Regardless of who Francis brings in, you get the sense he needs to make a splash of sorts.
Francis at the March trade deadline told reporters: “We do have the cap space. We do have the money. We still plan on being pretty active in free agency if we can be. Those are the things that can help us kind of turn things around.”
Mind you, he also said some draft picks acquired at the deadline — giving him 12 this year and 13 next summer — could be traded. “What it does is, it gives us some draft capital,” Francis said. “And we can go to the market in summertime. If teams need to move players, then we have those picks we can trade for players.”
That didn’t happen last week. And that adds pressure on the free agency end.
Sure, Francis could go for cheaper, lower upside moves and wait for Beniers and Wright to blossom. I’ve read analytical pieces stating that the Kraken aren’t “one player away” from contending and shouldn’t tie themselves up with big free agent contracts.
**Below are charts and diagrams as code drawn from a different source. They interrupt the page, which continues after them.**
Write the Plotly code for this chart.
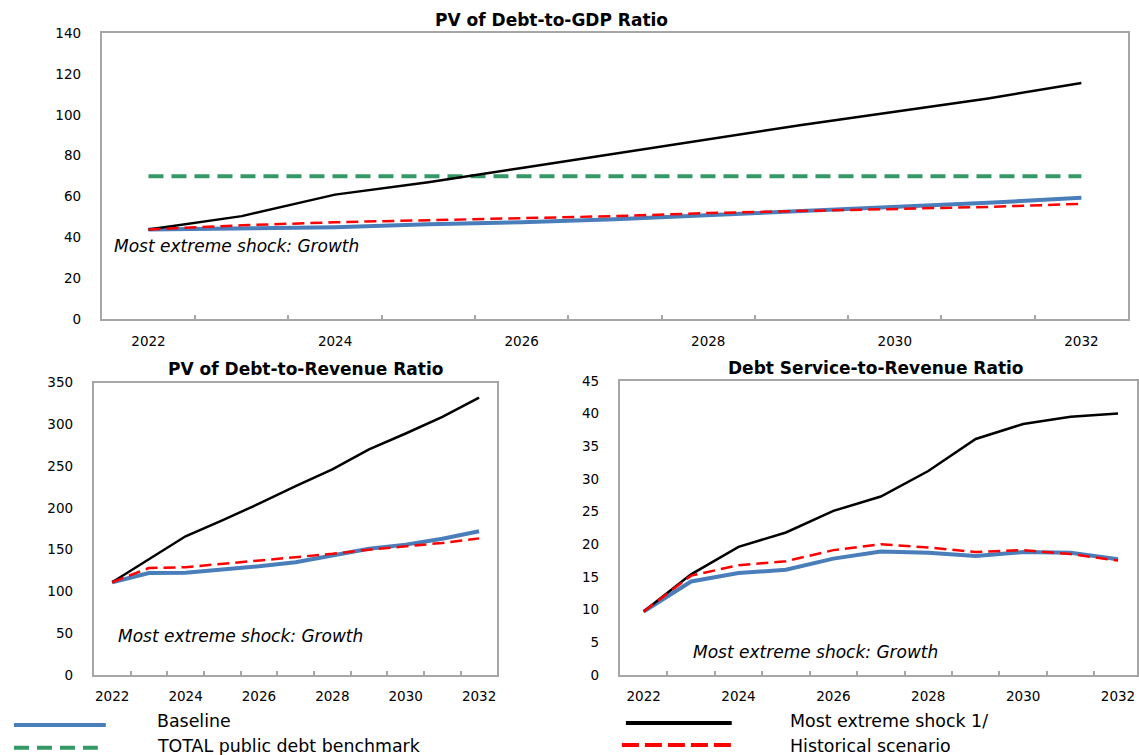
import plotly.graph_objects as go

W, H = 1139, 772
years = list(range(2022, 2033))
tick_years = [2022, 2024, 2026, 2028, 2030, 2032]
boundaries = [y + 0.5 for y in range(2022, 2032)]

# PV of Debt-to-GDP Ratio
gdp_baseline = [44, 44.3, 45, 46.5, 47.5, 49, 51, 53, 55, 57, 59.5]
gdp_benchmark = [70] * 11
gdp_shock = [44, 50.5, 61, 67, 74, 81, 88, 95, 101.5, 108, 115.5]
gdp_hist = [44, 46, 47.5, 48.5, 49.5, 50.5, 52, 53, 54, 55, 56.5]

# PV of Debt-to-Revenue Ratio
rev_baseline = [111, 122, 122.5, 126, 130, 135, 143.5, 151, 156, 163, 172]
rev_shock = [111, 139, 166, 185, 205, 226, 246, 270, 289, 309, 332]
rev_hist = [111, 128, 129, 133, 137, 141, 145, 150, 154, 158, 163.5]

# Debt Service-to-Revenue Ratio
ds_baseline = [9.7, 14.3, 15.6, 16.1, 17.8, 18.9, 18.7, 18.2, 18.8, 18.7, 17.7]
ds_shock = [9.7, 15.4, 19.6, 21.8, 25.1, 27.3, 31.2, 36.1, 38.4, 39.5, 40.0]
ds_hist = [9.7, 15.2, 16.8, 17.4, 19.1, 20.0, 19.5, 18.8, 19.1, 18.5, 17.5]

titles = ["PV of Debt-to-GDP Ratio", "PV of Debt-to-Revenue Ratio", "Debt Service-to-Revenue Ratio"]
legend_names = ["Baseline", "TOTAL public debt benchmark", "Most extreme shock 1/", "Historical scenario"]
note = "Most extreme shock: Growth"

BLUE = "#4A7EBB"
GREEN = "#349966"
RED = "#FF0000"
BLACK = "#000000"
AXIS = "#A6A6A6"
FONT = "DejaVu Sans"

# vertical placement correction observed in the rendered picture
Y_OFF, Y_SC = 7.4, 0.9787

def px_x(p):
    return p / W

def px_y(p):
    return 1 - ((p - Y_OFF) / Y_SC) / H

fig = go.Figure()

def add_set(xa, ya, base, shock, hist, bench=None):
    fig.add_trace(go.Scatter(x=years, y=base, mode="lines", line=dict(color=BLUE, width=4),
                             xaxis=xa, yaxis=ya, showlegend=False))
    if bench is not None:
        fig.add_trace(go.Scatter(x=years, y=bench, mode="lines",
                                 line=dict(color=GREEN, width=4, dash="15px,8px"),
                                 xaxis=xa, yaxis=ya, showlegend=False))
    fig.add_trace(go.Scatter(x=years, y=shock, mode="lines", line=dict(color=BLACK, width=2.5),
                             xaxis=xa, yaxis=ya, showlegend=False))
    fig.add_trace(go.Scatter(x=years, y=hist, mode="lines",
                             line=dict(color=RED, width=2.5, dash="12px,6px"),
                             xaxis=xa, yaxis=ya, showlegend=False))

add_set("x", "y", gdp_baseline, gdp_shock, gdp_hist, gdp_benchmark)
add_set("x2", "y2", rev_baseline, rev_shock, rev_hist)
add_set("x3", "y3", ds_baseline, ds_shock, ds_hist)

def xaxis(domain, rng):
    return dict(domain=domain, range=rng, showgrid=False, zeroline=False,
                showline=True, linecolor=AXIS, linewidth=2, mirror=True,
                tickvals=tick_years, ticktext=[str(y) for y in tick_years], ticks="",
                ticklabelstandoff=8,
                minor=dict(tickvals=boundaries, ticks="inside", ticklen=4, tickcolor=AXIS, tickwidth=1.5),
                tickfont=dict(family=FONT, size=13.5, color="#000"))

def yaxis(domain, rng, dtick):
    return dict(domain=domain, range=rng, dtick=dtick, showgrid=False, zeroline=False,
                showline=True, linecolor=AXIS, linewidth=2, mirror=True, ticks="",
                ticklabelstandoff=16,
                tickfont=dict(family=FONT, size=13.5, color="#000"))

fig.update_layout(
    width=W, height=H, margin=dict(l=0, r=0, t=0, b=0),
    paper_bgcolor="white", plot_bgcolor="white", showlegend=False,
    xaxis=dict(xaxis([px_x(102), px_x(1130)], [2021.5, 2032.5]), anchor="y"),
    yaxis=dict(yaxis([px_y(318.7), px_y(32.3)], [0, 140], 20), anchor="x"),
    xaxis2=dict(xaxis([px_x(94), px_x(498.3)], [2021.5, 2032.5]), anchor="y2"),
    yaxis2=dict(yaxis([px_y(674), px_y(381.7)], [0, 350], 50), anchor="x2"),
    xaxis3=dict(xaxis([px_x(621), 1.0], [2021.5, 2032.4]), anchor="y3"),
    yaxis3=dict(yaxis([px_y(674), px_y(380)], [0, 45], 5), anchor="x3"),
)

ann = []
for t, cx, cy in zip(titles, [552.5, 306.5, 878], [19, 368, 367]):
    ann.append(dict(text="<b>" + t + "</b>", x=px_x(cx), y=px_y(cy), xref="paper", yref="paper",
                    xanchor="center", yanchor="middle", showarrow=False,
                    font=dict(family=FONT, size=17, color="#000")))
for lx, cy in [(112, 245), (116, 635), (692.5, 651)]:
    ann.append(dict(text="<i>" + note + "</i>", x=px_x(lx), y=px_y(cy), xref="paper", yref="paper",
                    xanchor="left", yanchor="middle", showarrow=False,
                    font=dict(family=FONT, size=17, color="#000")))
for name, lx, cy in zip(legend_names, [155.5, 155.5, 789, 789], [720, 745, 720, 745]):
    ann.append(dict(text=name, x=px_x(lx), y=px_y(cy), xref="paper", yref="paper",
                    xanchor="left", yanchor="middle", showarrow=False,
                    font=dict(family=FONT, size=17.4, color="#000")))
fig.update_layout(annotations=ann)

# legend samples
legend_lines = [
    (14, 106, 724, BLUE, 4, "solid"),
    (14, 98, 746.7, GREEN, 4, "15px,8px"),
    (627, 733, 722, BLACK, 4, "solid"),
    (623, 735, 744, RED, 4, "17px,6px"),
]
shapes = []
for x0, x1, yy, c, w, d in legend_lines:
    shapes.append(dict(type="line", xref="paper", yref="paper", x0=px_x(x0), x1=px_x(x1),
                       y0=px_y(yy), y1=px_y(yy), line=dict(color=c, width=w, dash=d)))
fig.update_layout(shapes=shapes)

fig.write_html("out.html")
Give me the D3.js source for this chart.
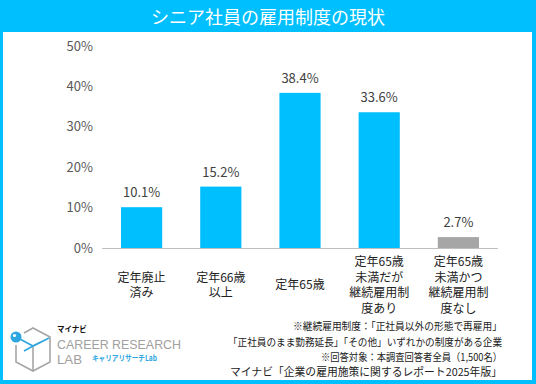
<!DOCTYPE html>
<html><head><meta charset="utf-8">
<script src="https://cdn.jsdelivr.net/npm/d3@7"></script>
<style>body{margin:0;padding:0;background:#fff}svg{display:block}</style>
</head><body>
<script>
const title = "シニア社員の雇用制度の現状";
const categories = ["定年廃止済み","定年66歳以上","定年65歳","定年65歳未満だが継続雇用制度あり","定年65歳未満かつ継続雇用制度なし"];
const categoryLines = [["定年廃止","済み"],["定年66歳","以上"],["定年65歳"],["定年65歳","未満だが","継続雇用制","度あり"],["定年65歳","未満かつ","継続雇用制","度なし"]];
const values = [10.1, 15.2, 38.4, 33.6, 2.7];
const barColors = ["#00BFFF","#00BFFF","#00BFFF","#00BFFF","#A6A6A6"];
const yTicks = [0,10,20,30,40,50];
const notes = ["※継続雇用制度：「正社員以外の形態で再雇用」","「正社員のまま勤務延長」「その他」いずれかの制度がある企業","※回答対象：本調査回答者全員（1,500名）","マイナビ「企業の雇用施策に関するレポート2025年版」"];
const noteWidths = [209, 274, 181, 272];

const W = 536, H = 384;
const font = "'Noto Sans CJK JP','Noto Sans',sans-serif";
const svg = d3.select("body").append("svg").attr("width", W).attr("height", H)
  .style("font-family", font);

// frame
svg.append("rect").attr("width", W).attr("height", H).attr("fill", "#00BFFF");
svg.append("rect").attr("x", 3).attr("y", 32).attr("width", 529).attr("height", 348).attr("fill", "#fff");
svg.append("text").attr("x", 268).attr("y", 16).attr("text-anchor", "middle")
  .attr("dominant-baseline", "central").attr("fill", "#fff").attr("font-size", 18)
  .attr("font-weight", 400).text(title);

const x = d3.scaleBand().domain(categories).range([102, 498]).paddingInner(0.48).paddingOuter(0.24);
const y = d3.scaleLinear().domain([0, 50]).range([248, 46]);

// y axis labels
const yAxis = svg.append("g").attr("transform", "translate(93,0)")
  .call(d3.axisLeft(y).tickValues(yTicks).tickFormat(d => d + "%").tickSize(0).tickPadding(0));
yAxis.select(".domain").remove();
yAxis.selectAll("text").attr("fill", "#595959").attr("font-size", 13).style("font-family", font);

// bars
svg.selectAll("rect.bar").data(values).join("rect").attr("class", "bar")
  .attr("x", (d, i) => x(categories[i])).attr("width", x.bandwidth())
  .attr("y", d => y(d)).attr("height", d => y(0) - y(d))
  .attr("fill", (d, i) => barColors[i]);

// baseline
svg.append("line").attr("x1", 102).attr("x2", 498).attr("y1", y(0) + 0.5).attr("y2", y(0) + 0.5)
  .attr("stroke", "#BFBFBF").attr("stroke-width", 1.2);

// value labels
svg.selectAll("text.val").data(values).join("text").attr("class", "val")
  .attr("x", (d, i) => x(categories[i]) + x.bandwidth() / 2).attr("y", d => y(d) - 10)
  .attr("text-anchor", "middle").attr("fill", "#404040").attr("font-size", 13)
  .text(d => d.toFixed(1) + "%");

// category labels
const lh = 15.6;
categoryLines.forEach((lines, i) => {
  const cx = x(categories[i]) + x.bandwidth() / 2;
  const y0 = 285 - (lines.length - 1) * lh / 2;
  lines.forEach((l, j) => {
    svg.append("text").attr("text-anchor", "middle").attr("fill", "#222").attr("font-size", 12)
      .attr("x", cx).attr("y", y0 + j * lh + 4.3).text(l);
  });
});

// notes
const noteY = [326, 342, 357, 372];
notes.forEach((n, i) => {
  svg.append("text").attr("x", 502).attr("y", noteY[i] + 4).attr("text-anchor", "end")
    .attr("fill", "#222").attr("font-size", i === 3 ? 11 : 10.5)
    .attr("textLength", noteWidths[i]).attr("lengthAdjust", "spacingAndGlyphs").text(n);
});

// logo
const logo = svg.append("g");
logo.append("path").attr("d", "M24,333 L33,328 L50,337 L50,362 L33,371 L16,362 L16,345")
  .attr("fill", "none").attr("stroke", "#A6A6A6").attr("stroke-width", 1.6);
logo.append("path").attr("d", "M33,346 L33,371 M33,346 L41,342")
  .attr("fill", "none").attr("stroke", "#A6A6A6").attr("stroke-width", 1.6);
logo.append("path").attr("d", "M18,338 L33,346 L49,338 M33,346 L24,351")
  .attr("fill", "none").attr("stroke", "#2EA7E0").attr("stroke-width", 1.6);
logo.append("circle").attr("cx", 16).attr("cy", 337).attr("r", 5.5).attr("fill", "#2EA7E0");
logo.append("circle").attr("cx", 14.5).attr("cy", 335.5).attr("r", 1.6).attr("fill", "#fff");
logo.append("text").attr("x", 57).attr("y", 332).attr("font-size", 7.5).attr("font-weight", 700)
  .attr("fill", "#111").text("マイナビ");
logo.append("text").attr("x", 57).attr("y", 348.5).attr("font-size", 13.5)
  .attr("fill", "#A0A0A0").attr("textLength", 124).attr("lengthAdjust", "spacingAndGlyphs")
  .style("font-family", "'Liberation Sans',sans-serif").text("CAREER RESEARCH");
logo.append("text").attr("x", 57).attr("y", 364).attr("font-size", 13.5)
  .attr("fill", "#A0A0A0").attr("textLength", 25).attr("lengthAdjust", "spacingAndGlyphs")
  .style("font-family", "'Liberation Sans',sans-serif").text("LAB");
logo.append("text").attr("x", 92).attr("y", 361).attr("font-size", 7.5).attr("font-weight", 700)
  .attr("fill", "#2EA7E0").attr("textLength", 65).attr("lengthAdjust", "spacingAndGlyphs").text("キャリアリサーチLab");
</script>
</body></html>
Thing is, they wouldn’t be signing that free agent for just next season.
Besides, they have goalie Philipp Grubauer signed for five more seasons at a team-high $5.9 million annually. Logic dictates they should try to maximize that investment while he’s here.
Or, put it this way.
Buffalo from 2013 through last year’s draft had two Nos. 1 overall, two Nos. 2 overall and seven top-10 selections while failing to make the playoffs. New Jersey over the same span had two Nos. 1 overall, a No. 4, a No. 6 and a No. 7, while making the playoffs once and zero times the last four seasons.
Even with the highest of draft picks, it can take years to assemble a playoff team through mostly that route.
The Kraken are trying to establish a local presence and don’t want to wait five years to become playoff contenders just as Grubauer’s deal expires. Francis himself said post-trade-deadline he told his players that “we didn’t do all this to draft and develop and be good five years from now.”
So, starting Wednesday, they’ll undoubtedly try to speed things along. And we’ll see how significantly they can infuse this team so that any future Kraken stare downs are accompanied by mocking gestures at that game’s scoreboard.